## Task inputs
* * *
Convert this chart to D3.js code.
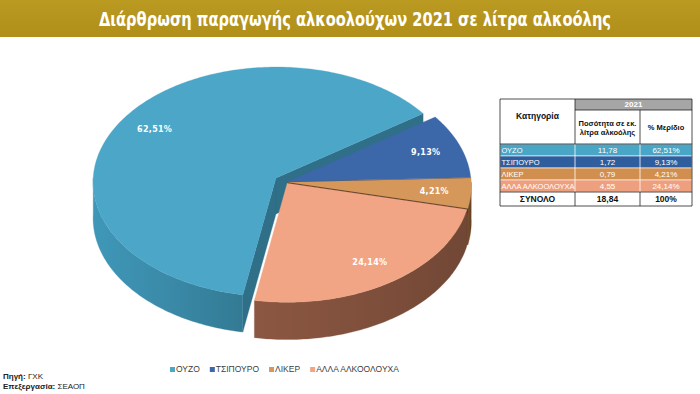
* * *
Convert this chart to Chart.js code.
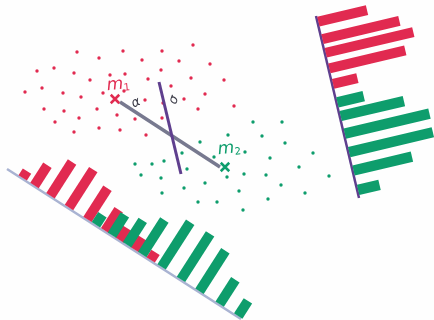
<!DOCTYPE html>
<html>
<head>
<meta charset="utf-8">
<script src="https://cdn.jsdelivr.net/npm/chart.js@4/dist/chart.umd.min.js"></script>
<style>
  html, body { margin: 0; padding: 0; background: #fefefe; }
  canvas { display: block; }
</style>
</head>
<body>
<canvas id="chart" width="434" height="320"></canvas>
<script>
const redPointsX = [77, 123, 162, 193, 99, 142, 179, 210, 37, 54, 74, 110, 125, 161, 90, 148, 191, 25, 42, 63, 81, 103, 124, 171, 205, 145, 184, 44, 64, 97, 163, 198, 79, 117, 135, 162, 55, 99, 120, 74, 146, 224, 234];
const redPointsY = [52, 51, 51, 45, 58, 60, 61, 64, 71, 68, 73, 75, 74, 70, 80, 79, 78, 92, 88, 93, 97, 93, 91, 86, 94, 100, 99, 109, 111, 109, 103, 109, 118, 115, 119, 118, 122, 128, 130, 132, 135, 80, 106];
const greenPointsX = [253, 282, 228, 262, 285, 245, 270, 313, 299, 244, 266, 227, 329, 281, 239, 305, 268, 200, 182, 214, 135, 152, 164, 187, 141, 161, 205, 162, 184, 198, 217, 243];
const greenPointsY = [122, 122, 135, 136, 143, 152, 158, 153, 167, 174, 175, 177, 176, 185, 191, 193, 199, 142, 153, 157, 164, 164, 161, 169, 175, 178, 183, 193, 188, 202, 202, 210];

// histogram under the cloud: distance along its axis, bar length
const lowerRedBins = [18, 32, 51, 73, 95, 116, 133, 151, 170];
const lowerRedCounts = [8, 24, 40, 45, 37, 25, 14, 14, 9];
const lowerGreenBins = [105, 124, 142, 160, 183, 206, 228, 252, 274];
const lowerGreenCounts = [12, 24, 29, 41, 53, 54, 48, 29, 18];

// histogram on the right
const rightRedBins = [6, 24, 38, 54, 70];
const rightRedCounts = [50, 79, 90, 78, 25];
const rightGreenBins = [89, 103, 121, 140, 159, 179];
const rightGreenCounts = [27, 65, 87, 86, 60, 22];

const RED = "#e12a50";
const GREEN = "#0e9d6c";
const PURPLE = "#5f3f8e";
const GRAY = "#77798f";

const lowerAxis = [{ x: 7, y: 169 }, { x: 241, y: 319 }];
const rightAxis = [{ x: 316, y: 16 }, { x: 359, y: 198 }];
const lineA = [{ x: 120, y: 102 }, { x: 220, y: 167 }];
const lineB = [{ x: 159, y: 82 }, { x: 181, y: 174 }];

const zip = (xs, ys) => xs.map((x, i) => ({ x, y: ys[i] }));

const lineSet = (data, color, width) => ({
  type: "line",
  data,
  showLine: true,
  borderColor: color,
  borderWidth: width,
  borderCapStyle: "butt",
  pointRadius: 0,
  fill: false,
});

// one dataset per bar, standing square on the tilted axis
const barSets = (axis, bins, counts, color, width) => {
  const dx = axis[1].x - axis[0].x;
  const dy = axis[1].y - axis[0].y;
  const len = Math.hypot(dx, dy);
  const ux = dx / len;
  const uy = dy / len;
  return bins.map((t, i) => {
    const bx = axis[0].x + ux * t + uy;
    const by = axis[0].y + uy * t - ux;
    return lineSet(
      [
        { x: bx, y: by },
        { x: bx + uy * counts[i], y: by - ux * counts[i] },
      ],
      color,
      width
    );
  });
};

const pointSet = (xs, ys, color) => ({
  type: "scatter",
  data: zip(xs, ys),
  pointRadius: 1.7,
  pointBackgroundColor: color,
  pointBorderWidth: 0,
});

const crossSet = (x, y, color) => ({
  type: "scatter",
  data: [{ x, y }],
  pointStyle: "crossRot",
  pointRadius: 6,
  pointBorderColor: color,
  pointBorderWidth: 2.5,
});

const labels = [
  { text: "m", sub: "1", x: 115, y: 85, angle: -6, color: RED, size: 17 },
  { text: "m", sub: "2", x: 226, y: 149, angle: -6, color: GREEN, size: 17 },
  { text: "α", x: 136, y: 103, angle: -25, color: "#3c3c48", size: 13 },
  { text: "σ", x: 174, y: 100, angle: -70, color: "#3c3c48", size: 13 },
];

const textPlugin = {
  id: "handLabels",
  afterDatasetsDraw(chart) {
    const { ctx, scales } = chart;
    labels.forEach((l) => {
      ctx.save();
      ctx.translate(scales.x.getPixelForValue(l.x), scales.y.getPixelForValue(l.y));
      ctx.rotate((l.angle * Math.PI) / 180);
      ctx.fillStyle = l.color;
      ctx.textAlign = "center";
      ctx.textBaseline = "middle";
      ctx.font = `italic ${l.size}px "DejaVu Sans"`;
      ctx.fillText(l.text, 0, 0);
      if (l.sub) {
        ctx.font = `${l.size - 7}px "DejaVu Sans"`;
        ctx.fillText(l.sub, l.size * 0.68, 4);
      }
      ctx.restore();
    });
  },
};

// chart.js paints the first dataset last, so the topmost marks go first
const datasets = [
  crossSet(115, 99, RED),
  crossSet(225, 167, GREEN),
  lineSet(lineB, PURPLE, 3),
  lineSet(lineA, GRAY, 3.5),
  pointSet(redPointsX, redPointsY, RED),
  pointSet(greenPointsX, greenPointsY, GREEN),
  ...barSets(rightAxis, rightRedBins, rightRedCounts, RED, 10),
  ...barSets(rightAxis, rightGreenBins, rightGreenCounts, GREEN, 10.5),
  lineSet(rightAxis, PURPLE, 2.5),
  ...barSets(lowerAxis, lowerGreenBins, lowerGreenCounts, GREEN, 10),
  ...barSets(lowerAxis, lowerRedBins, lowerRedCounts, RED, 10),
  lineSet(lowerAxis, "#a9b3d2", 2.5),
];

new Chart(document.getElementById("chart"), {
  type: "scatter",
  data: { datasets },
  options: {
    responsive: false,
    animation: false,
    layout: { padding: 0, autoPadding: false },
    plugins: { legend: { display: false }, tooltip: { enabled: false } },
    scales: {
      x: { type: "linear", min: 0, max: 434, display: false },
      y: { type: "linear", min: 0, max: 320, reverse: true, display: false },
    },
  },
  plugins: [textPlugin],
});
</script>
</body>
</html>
* * *
## Aim of the exercise
Pictures do not belong in the copy. Reproduce exactly the lines from the one with "Convert this chart to Chart.js code." to the one with "const rightGreenCounts = [27, 65, 87, 86, 60, 22];", both lines included.

## Exercise result
Convert this chart to Chart.js code.
<!DOCTYPE html>
<html>
<head>
<meta charset="utf-8">
<script src="https://cdn.jsdelivr.net/npm/chart.js@4/dist/chart.umd.min.js"></script>
<style>
  html, body { margin: 0; padding: 0; background: #fefefe; }
  canvas { display: block; }
</style>
</head>
<body>
<canvas id="chart" width="434" height="320"></canvas>
<script>
const redPointsX = [77, 123, 162, 193, 99, 142, 179, 210, 37, 54, 74, 110, 125, 161, 90, 148, 191, 25, 42, 63, 81, 103, 124, 171, 205, 145, 184, 44, 64, 97, 163, 198, 79, 117, 135, 162, 55, 99, 120, 74, 146, 224, 234];
const redPointsY = [52, 51, 51, 45, 58, 60, 61, 64, 71, 68, 73, 75, 74, 70, 80, 79, 78, 92, 88, 93, 97, 93, 91, 86, 94, 100, 99, 109, 111, 109, 103, 109, 118, 115, 119, 118, 122, 128, 130, 132, 135, 80, 106];
const greenPointsX = [253, 282, 228, 262, 285, 245, 270, 313, 299, 244, 266, 227, 329, 281, 239, 305, 268, 200, 182, 214, 135, 152, 164, 187, 141, 161, 205, 162, 184, 198, 217, 243];
const greenPointsY = [122, 122, 135, 136, 143, 152, 158, 153, 167, 174, 175, 177, 176, 185, 191, 193, 199, 142, 153, 157, 164, 164, 161, 169, 175, 178, 183, 193, 188, 202, 202, 210];

// histogram under the cloud: distance along its axis, bar length
const lowerRedBins = [18, 32, 51, 73, 95, 116, 133, 151, 170];
const lowerRedCounts = [8, 24, 40, 45, 37, 25, 14, 14, 9];
const lowerGreenBins = [105, 124, 142, 160, 183, 206, 228, 252, 274];
const lowerGreenCounts = [12, 24, 29, 41, 53, 54, 48, 29, 18];

// histogram on the right
const rightRedBins = [6, 24, 38, 54, 70];
const rightRedCounts = [50, 79, 90, 78, 25];
const rightGreenBins = [89, 103, 121, 140, 159, 179];
const rightGreenCounts = [27, 65, 87, 86, 60, 22];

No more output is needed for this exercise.